## STORED RECORDS:

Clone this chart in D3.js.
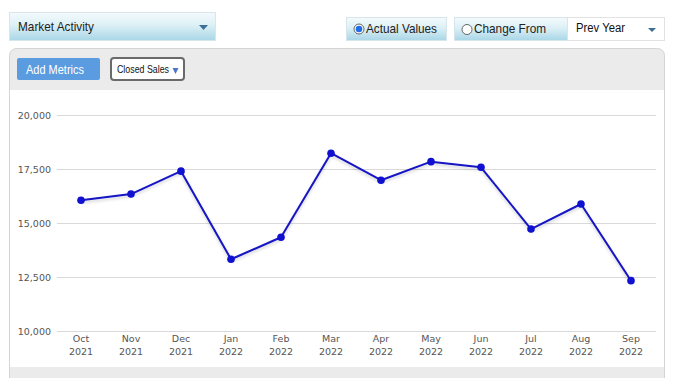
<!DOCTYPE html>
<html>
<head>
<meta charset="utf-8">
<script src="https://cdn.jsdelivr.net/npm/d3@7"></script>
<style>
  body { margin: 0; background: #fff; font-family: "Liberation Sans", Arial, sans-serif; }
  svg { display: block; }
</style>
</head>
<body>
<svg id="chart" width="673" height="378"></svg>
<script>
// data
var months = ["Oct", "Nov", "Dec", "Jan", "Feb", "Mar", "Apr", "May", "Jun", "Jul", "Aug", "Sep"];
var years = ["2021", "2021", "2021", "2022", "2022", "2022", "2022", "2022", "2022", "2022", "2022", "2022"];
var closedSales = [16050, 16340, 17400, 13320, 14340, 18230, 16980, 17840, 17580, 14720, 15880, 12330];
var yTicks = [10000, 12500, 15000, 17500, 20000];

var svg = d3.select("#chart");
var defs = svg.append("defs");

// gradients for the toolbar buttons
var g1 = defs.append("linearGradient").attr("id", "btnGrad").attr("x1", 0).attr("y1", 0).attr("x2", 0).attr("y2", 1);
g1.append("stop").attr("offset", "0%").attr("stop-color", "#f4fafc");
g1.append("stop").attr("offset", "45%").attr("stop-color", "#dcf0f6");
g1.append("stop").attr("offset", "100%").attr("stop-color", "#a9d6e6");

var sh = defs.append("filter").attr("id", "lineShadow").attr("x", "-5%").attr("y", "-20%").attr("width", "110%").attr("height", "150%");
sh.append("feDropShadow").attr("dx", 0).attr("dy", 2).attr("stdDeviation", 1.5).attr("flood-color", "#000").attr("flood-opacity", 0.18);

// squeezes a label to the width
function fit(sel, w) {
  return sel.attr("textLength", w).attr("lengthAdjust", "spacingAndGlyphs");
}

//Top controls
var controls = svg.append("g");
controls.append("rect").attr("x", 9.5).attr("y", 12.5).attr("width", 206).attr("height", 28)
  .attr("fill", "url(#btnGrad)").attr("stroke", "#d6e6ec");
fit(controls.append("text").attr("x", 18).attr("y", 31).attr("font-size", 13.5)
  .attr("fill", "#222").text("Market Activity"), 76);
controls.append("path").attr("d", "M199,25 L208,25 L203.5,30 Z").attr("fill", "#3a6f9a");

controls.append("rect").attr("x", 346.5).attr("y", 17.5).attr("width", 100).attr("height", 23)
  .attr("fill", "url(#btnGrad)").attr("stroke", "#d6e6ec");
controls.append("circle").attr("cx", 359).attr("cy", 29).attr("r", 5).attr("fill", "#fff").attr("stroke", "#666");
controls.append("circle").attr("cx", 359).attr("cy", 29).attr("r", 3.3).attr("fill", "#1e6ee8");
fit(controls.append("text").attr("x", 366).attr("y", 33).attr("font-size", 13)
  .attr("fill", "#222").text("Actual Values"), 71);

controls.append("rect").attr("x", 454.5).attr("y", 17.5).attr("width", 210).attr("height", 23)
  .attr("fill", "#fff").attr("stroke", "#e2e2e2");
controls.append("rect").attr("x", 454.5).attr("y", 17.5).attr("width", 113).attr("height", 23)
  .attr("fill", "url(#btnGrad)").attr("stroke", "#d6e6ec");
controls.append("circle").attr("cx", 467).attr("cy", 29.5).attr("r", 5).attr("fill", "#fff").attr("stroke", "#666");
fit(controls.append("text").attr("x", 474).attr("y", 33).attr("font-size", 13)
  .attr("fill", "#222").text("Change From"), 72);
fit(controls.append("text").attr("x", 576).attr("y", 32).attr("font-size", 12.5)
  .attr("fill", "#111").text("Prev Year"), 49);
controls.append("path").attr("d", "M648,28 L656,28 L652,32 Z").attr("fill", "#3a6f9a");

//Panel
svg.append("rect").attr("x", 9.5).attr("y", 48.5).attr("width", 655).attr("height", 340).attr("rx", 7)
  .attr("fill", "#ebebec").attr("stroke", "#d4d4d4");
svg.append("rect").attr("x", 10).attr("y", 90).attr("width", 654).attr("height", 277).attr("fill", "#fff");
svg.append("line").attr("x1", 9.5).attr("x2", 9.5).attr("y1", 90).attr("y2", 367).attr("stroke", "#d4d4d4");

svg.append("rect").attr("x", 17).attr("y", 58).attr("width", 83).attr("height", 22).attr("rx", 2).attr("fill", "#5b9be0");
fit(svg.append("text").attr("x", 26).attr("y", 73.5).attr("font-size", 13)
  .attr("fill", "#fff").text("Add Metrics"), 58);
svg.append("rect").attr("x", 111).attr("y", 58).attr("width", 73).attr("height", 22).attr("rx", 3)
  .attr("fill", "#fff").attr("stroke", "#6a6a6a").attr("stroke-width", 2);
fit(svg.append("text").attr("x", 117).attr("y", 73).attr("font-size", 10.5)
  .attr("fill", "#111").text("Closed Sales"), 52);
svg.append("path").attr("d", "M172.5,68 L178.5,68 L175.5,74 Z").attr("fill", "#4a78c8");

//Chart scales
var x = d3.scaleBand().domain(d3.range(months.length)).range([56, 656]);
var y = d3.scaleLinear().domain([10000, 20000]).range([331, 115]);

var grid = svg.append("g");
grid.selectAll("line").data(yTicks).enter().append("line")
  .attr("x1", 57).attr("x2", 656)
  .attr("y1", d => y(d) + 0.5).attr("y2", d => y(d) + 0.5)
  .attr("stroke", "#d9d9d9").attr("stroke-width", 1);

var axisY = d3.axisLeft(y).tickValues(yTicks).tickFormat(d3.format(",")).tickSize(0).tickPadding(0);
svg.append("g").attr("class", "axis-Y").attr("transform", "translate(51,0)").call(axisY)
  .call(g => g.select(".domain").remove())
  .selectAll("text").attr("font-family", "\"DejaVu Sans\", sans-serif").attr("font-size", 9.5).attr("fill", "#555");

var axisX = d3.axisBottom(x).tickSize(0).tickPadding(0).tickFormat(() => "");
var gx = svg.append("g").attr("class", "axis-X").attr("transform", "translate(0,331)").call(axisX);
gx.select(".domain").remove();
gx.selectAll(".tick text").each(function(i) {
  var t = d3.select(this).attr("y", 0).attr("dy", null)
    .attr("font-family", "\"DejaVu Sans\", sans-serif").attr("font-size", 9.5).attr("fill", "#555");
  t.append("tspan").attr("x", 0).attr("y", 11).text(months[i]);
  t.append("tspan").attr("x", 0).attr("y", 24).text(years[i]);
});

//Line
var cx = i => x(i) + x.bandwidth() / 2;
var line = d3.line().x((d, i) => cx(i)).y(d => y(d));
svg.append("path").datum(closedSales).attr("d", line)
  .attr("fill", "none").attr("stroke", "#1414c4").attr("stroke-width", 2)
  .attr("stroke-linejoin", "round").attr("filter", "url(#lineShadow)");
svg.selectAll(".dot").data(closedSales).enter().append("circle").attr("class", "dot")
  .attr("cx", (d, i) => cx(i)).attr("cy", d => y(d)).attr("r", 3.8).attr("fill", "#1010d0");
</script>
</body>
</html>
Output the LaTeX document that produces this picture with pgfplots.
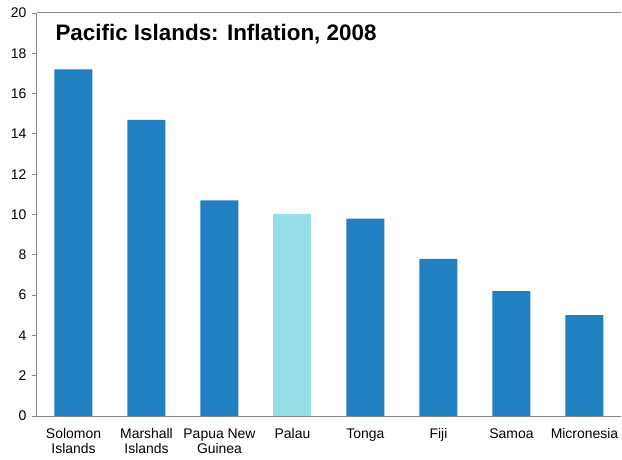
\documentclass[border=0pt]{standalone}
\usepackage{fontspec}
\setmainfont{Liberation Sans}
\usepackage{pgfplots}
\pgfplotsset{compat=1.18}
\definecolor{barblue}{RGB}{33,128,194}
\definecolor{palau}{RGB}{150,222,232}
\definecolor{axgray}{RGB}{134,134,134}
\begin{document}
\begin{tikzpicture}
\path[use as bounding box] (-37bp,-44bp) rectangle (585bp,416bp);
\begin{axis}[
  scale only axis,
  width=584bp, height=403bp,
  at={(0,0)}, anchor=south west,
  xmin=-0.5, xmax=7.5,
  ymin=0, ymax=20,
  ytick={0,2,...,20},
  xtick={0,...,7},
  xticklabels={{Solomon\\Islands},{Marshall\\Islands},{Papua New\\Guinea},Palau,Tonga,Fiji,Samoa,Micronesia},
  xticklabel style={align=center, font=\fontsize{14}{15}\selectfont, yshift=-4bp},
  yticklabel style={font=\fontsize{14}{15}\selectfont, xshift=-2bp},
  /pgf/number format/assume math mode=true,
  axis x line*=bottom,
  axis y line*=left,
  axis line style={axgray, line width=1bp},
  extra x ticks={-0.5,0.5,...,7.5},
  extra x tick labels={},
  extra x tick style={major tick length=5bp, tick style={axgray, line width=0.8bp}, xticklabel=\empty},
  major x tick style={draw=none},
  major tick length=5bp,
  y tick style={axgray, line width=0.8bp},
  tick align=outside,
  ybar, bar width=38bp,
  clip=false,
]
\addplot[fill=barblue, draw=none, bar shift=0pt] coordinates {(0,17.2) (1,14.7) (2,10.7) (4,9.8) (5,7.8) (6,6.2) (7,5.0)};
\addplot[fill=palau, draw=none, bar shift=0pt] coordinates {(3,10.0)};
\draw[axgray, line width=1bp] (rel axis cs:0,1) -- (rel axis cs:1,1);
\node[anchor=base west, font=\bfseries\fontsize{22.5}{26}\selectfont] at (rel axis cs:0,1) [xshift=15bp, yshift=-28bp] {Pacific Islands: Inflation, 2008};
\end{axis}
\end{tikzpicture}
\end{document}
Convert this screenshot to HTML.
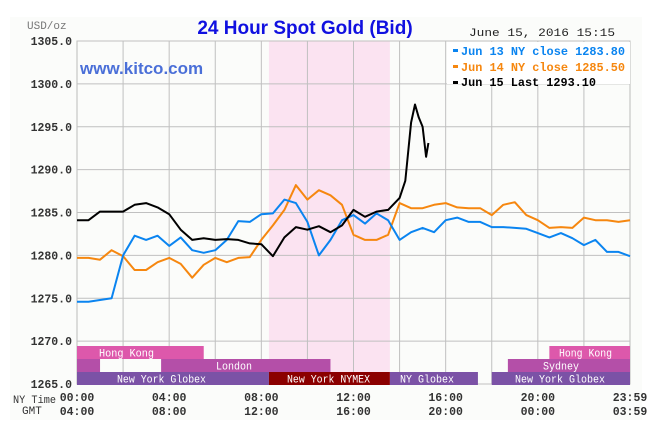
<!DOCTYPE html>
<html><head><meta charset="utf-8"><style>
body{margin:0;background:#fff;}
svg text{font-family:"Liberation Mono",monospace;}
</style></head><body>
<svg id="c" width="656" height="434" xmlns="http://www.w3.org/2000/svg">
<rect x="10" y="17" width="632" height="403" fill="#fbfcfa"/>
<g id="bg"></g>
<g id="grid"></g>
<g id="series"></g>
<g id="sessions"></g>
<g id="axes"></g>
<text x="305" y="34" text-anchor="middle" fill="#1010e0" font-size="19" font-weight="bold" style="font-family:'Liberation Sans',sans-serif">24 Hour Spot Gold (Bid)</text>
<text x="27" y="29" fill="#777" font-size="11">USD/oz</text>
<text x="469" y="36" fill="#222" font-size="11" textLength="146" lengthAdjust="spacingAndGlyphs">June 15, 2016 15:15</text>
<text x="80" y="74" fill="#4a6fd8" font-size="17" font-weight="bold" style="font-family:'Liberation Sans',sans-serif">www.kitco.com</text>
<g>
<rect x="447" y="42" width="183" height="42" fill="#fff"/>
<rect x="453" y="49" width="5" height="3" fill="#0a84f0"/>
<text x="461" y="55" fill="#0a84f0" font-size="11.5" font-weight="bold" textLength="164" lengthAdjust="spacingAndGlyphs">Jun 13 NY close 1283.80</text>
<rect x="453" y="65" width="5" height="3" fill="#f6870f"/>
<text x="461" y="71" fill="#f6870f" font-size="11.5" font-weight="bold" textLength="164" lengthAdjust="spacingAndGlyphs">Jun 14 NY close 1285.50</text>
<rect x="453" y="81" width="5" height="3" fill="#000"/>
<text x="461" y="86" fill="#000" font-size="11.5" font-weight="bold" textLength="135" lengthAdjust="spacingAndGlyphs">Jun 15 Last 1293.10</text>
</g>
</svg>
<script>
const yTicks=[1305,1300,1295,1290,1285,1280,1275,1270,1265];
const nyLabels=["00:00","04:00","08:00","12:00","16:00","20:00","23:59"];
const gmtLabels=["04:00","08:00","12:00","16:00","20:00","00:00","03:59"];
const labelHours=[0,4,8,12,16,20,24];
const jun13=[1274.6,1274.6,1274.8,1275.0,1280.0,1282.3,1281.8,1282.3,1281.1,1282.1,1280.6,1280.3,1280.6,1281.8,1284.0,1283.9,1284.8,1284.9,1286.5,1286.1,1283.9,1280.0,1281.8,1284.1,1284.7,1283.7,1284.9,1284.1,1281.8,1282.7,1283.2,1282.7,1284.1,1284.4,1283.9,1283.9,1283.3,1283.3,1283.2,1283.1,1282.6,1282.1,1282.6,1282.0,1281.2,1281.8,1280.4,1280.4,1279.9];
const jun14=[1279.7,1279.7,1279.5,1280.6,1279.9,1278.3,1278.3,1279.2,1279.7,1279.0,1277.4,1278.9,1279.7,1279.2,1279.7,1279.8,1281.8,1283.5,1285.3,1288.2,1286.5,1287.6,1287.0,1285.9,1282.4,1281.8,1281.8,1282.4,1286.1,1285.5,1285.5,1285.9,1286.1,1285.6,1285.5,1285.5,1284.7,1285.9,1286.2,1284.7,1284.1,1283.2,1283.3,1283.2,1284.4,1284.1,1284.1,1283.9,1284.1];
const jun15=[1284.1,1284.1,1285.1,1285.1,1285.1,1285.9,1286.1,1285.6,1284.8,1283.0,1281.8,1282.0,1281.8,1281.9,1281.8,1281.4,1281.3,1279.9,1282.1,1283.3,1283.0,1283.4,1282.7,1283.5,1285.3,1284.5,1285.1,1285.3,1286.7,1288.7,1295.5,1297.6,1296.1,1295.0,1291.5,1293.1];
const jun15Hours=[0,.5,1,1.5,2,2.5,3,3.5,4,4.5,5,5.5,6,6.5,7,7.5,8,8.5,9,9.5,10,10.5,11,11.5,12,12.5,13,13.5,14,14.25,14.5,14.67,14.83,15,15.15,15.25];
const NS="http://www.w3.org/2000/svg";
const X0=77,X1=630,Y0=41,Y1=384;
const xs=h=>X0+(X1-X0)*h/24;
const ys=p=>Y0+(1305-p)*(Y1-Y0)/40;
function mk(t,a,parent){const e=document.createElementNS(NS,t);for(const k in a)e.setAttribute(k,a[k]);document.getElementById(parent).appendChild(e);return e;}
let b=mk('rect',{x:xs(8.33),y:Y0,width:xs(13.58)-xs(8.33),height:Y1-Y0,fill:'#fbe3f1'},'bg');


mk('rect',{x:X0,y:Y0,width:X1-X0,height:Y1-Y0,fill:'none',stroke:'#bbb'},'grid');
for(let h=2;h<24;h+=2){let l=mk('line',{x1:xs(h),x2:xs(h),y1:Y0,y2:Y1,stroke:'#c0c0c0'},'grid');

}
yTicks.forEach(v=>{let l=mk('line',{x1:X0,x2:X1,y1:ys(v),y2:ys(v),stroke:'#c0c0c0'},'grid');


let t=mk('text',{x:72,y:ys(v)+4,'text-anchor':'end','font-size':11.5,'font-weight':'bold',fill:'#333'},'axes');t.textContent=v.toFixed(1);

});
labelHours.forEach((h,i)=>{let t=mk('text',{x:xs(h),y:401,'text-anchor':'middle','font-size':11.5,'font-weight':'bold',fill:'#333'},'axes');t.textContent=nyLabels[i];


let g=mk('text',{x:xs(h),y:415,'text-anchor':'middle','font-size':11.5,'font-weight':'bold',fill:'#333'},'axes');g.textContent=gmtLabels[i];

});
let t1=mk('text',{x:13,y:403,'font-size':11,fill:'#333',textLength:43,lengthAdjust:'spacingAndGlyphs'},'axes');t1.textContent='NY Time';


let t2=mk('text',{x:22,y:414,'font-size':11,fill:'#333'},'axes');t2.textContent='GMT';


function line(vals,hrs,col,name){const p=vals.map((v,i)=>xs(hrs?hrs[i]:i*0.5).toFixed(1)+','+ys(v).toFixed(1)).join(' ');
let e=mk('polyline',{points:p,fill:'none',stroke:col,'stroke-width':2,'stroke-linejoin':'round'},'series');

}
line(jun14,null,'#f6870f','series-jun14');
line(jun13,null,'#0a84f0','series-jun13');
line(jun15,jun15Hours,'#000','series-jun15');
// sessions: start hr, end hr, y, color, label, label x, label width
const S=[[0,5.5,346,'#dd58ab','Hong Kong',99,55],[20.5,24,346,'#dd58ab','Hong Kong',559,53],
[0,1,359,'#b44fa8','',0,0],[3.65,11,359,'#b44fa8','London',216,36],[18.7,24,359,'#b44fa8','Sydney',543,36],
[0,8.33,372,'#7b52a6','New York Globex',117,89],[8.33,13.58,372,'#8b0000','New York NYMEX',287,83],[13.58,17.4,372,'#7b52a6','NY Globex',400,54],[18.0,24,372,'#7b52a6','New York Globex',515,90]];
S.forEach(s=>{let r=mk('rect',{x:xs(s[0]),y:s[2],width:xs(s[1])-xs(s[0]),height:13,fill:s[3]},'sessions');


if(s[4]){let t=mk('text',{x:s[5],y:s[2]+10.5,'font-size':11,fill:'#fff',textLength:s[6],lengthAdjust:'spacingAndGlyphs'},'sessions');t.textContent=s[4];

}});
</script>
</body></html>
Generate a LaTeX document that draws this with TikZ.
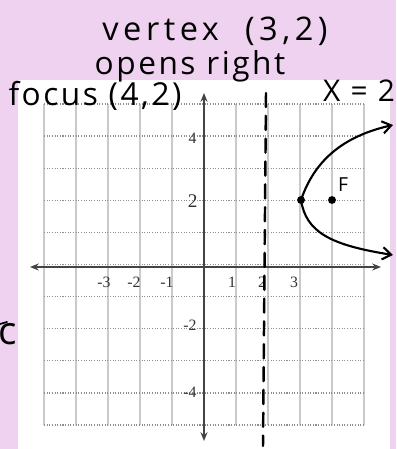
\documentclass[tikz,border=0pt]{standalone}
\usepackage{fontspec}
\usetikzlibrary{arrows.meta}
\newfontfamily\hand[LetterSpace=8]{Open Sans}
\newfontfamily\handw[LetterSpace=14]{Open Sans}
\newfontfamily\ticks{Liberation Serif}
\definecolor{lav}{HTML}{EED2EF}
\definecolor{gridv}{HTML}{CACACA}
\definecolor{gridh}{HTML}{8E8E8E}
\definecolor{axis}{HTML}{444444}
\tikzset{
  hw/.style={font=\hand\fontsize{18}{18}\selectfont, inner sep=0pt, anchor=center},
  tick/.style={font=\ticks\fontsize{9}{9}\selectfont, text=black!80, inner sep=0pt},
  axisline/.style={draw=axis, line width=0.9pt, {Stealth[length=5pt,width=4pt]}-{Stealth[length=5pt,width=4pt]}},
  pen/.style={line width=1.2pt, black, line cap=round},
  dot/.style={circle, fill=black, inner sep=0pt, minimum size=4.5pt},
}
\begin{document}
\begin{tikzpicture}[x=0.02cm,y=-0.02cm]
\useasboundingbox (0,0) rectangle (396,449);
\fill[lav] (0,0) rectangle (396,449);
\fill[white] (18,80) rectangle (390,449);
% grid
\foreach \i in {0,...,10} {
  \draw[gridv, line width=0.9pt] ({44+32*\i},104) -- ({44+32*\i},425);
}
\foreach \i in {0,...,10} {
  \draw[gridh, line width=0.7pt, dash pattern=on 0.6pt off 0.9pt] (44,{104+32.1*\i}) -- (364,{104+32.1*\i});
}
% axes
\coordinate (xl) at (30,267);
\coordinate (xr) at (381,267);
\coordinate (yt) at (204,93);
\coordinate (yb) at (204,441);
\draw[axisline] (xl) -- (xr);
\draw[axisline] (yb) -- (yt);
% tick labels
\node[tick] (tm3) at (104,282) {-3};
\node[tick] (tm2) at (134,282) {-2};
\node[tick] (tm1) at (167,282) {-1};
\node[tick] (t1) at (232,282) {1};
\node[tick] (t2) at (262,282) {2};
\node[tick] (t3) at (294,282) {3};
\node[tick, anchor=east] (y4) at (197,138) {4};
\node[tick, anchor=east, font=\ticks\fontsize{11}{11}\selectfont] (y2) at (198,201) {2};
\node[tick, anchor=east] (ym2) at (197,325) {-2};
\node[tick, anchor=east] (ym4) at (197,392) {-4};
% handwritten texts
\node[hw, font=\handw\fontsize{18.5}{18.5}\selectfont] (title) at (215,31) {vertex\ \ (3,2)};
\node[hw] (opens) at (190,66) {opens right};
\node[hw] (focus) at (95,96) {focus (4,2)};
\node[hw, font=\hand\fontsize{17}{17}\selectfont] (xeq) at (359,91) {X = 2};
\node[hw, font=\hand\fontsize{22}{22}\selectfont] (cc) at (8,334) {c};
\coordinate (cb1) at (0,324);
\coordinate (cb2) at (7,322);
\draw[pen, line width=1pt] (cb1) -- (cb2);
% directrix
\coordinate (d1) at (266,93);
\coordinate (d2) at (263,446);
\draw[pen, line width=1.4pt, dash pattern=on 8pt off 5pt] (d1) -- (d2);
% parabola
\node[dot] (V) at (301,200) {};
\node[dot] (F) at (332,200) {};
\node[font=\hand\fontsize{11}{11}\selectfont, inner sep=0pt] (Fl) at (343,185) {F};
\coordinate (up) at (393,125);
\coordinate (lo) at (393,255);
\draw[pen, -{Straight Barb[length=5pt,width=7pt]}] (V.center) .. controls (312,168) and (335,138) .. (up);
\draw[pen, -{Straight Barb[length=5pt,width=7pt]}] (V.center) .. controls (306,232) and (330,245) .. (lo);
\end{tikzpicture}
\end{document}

## YOUR GOAL:
Select every line in the material above where the string "with" occurs, and copy it.

## FINAL ANSWER:
Output the LaTeX document that produces this picture with pgfplots.
Generate a LaTeX document that draws this with TikZ.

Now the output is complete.